* YOUR GOAL
Find the string "code" in the records. Copy every line it appears in.

>> Start

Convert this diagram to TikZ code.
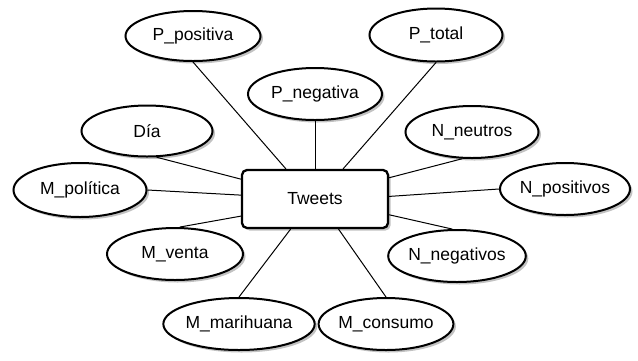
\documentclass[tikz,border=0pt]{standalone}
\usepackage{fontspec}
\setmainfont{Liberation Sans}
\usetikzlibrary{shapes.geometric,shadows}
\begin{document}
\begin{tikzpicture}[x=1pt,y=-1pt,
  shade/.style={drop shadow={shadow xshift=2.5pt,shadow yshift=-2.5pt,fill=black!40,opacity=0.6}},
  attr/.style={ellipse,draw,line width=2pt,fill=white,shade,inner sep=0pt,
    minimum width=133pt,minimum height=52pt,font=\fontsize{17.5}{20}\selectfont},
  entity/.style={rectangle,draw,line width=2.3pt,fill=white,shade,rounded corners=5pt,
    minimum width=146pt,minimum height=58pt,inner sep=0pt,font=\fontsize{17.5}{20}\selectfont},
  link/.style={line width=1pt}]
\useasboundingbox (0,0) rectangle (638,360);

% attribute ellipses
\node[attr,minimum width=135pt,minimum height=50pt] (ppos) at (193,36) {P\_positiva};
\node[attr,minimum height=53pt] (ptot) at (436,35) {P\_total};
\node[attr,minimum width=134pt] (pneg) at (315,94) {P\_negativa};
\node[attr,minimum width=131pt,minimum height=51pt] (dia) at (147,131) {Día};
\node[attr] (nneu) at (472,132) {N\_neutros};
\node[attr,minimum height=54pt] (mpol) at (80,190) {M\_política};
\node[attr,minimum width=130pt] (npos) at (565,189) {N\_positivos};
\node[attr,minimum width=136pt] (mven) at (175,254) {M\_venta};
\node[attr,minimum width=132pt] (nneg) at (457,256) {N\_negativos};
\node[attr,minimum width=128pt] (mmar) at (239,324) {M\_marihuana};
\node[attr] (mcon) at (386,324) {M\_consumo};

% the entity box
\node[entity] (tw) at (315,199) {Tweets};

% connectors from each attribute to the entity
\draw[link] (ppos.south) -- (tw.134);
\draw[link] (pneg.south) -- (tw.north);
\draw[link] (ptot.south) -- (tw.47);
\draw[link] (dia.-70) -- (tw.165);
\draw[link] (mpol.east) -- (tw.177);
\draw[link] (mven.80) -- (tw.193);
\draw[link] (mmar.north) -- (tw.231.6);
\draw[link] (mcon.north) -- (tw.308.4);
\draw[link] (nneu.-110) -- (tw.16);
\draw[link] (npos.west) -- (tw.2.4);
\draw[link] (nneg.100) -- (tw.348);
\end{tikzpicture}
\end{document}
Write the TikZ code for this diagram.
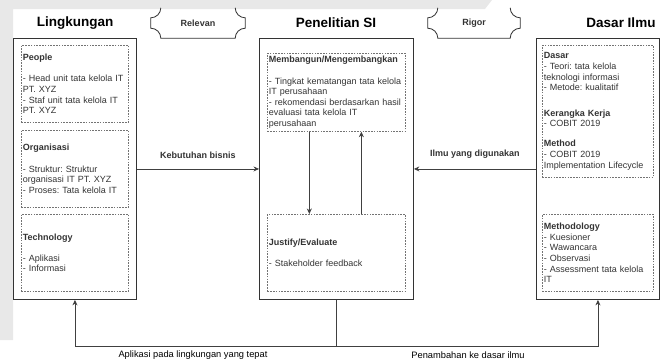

>> End
>> Start

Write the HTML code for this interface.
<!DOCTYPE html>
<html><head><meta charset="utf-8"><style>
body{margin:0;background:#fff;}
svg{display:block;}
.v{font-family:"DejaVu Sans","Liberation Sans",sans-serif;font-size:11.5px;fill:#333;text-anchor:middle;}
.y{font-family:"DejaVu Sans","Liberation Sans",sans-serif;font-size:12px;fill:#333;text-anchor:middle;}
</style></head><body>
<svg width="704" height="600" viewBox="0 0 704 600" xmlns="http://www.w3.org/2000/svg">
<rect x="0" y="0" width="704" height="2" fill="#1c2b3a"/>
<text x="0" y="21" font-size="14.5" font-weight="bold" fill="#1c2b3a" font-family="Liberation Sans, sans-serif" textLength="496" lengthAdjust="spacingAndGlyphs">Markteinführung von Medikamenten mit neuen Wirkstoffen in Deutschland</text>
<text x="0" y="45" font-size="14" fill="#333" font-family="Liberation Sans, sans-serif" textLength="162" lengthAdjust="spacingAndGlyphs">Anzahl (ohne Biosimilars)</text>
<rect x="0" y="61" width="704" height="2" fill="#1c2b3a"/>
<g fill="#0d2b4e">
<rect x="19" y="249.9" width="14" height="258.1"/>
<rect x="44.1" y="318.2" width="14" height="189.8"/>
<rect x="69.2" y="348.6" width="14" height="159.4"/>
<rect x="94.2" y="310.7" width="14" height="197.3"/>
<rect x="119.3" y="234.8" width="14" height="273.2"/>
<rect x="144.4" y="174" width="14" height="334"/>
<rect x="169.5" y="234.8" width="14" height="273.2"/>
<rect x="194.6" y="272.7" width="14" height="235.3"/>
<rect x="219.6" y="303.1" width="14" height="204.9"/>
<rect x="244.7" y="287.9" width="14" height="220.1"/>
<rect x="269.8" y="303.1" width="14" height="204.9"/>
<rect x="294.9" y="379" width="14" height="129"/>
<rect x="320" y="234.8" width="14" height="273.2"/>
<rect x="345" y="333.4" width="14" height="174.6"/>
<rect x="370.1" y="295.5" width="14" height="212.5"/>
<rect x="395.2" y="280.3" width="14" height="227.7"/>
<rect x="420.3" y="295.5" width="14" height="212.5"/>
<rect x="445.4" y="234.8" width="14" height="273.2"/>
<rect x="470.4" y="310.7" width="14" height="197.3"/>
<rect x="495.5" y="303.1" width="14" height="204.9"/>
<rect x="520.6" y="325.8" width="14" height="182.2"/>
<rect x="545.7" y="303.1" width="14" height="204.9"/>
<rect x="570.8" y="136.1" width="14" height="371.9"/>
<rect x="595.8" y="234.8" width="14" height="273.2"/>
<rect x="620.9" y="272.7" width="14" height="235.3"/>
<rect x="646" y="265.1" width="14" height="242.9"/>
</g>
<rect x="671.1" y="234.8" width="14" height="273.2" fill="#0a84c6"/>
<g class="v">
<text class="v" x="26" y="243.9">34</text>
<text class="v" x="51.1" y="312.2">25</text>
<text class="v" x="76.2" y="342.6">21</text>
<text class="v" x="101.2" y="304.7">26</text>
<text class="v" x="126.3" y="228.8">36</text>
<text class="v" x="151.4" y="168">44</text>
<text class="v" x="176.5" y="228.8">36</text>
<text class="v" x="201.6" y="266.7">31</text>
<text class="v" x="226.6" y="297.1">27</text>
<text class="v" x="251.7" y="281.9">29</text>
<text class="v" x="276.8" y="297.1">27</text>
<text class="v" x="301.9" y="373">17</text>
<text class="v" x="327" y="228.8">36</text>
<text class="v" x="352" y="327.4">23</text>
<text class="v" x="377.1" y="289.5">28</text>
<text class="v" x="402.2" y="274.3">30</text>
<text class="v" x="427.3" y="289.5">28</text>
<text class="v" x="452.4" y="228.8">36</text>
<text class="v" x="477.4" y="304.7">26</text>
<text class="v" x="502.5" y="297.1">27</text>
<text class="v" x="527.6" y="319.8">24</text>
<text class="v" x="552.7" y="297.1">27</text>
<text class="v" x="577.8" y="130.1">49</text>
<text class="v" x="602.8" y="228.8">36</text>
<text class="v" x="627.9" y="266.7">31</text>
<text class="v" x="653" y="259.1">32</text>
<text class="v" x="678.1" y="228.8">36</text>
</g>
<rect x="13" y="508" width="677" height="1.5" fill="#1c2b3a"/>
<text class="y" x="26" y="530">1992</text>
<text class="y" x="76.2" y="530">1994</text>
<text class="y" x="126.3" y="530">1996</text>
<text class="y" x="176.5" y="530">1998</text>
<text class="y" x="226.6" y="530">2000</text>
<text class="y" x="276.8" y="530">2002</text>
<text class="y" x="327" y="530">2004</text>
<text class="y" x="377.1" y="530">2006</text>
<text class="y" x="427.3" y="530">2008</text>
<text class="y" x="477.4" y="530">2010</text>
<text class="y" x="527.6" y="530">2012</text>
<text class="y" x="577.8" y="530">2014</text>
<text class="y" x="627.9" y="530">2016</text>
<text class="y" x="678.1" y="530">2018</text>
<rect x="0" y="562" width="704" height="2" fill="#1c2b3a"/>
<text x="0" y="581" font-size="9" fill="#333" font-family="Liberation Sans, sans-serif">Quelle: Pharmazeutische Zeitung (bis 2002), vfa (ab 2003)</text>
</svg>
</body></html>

>> End
>> Start

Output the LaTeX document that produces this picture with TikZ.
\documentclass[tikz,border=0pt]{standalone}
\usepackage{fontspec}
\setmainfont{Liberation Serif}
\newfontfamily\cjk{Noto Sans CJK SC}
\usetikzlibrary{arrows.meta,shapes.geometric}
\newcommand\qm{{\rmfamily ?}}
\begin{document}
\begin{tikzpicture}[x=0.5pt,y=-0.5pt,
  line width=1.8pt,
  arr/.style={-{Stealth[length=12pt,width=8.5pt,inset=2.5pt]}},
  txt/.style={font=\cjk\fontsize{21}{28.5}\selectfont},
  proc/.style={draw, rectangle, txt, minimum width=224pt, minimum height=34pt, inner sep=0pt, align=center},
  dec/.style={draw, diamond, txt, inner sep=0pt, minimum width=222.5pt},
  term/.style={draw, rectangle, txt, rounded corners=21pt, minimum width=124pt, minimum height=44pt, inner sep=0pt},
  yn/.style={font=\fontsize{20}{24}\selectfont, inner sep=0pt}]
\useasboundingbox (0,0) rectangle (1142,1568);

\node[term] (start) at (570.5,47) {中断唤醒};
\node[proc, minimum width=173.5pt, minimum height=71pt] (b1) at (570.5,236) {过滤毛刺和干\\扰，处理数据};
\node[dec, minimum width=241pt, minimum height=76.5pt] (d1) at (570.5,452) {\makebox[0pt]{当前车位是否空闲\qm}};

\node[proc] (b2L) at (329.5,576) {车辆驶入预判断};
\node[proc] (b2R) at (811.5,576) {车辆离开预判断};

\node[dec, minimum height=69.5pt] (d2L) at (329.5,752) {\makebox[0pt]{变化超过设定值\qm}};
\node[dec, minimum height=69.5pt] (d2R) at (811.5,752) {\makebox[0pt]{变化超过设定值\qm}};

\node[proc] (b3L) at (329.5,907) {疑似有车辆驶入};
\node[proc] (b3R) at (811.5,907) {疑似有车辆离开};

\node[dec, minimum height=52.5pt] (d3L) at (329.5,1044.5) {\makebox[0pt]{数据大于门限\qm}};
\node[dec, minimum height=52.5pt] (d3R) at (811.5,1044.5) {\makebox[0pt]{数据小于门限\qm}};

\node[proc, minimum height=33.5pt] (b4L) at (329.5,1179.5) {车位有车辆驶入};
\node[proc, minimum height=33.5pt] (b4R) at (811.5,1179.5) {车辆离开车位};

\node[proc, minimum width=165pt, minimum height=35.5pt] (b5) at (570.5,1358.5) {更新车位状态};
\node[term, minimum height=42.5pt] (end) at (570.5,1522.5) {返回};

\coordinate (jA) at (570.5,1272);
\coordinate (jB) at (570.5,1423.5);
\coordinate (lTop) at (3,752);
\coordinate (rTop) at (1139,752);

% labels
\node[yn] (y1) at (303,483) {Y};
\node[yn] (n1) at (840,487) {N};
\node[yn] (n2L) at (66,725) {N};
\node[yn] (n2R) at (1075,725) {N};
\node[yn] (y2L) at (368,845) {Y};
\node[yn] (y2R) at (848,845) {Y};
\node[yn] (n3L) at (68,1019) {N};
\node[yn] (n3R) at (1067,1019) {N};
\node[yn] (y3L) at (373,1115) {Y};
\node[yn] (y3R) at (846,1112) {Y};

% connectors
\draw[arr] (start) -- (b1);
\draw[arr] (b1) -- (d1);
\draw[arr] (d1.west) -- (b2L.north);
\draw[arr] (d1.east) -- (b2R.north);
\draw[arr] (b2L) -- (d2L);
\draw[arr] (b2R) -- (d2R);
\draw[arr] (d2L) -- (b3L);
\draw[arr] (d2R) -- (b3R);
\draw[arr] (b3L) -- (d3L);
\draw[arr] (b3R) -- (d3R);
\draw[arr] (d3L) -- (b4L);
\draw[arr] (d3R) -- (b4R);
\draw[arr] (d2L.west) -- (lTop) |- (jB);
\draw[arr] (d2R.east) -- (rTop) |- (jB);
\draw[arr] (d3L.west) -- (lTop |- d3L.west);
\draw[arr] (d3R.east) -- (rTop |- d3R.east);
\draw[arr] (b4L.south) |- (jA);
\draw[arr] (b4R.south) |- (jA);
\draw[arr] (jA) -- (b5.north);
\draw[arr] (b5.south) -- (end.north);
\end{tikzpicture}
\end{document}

>> End

* THE COMPLETED TASK
Convert this diagram to TikZ code.
Write the TikZ code for this diagram.
Write the HTML code for this interface.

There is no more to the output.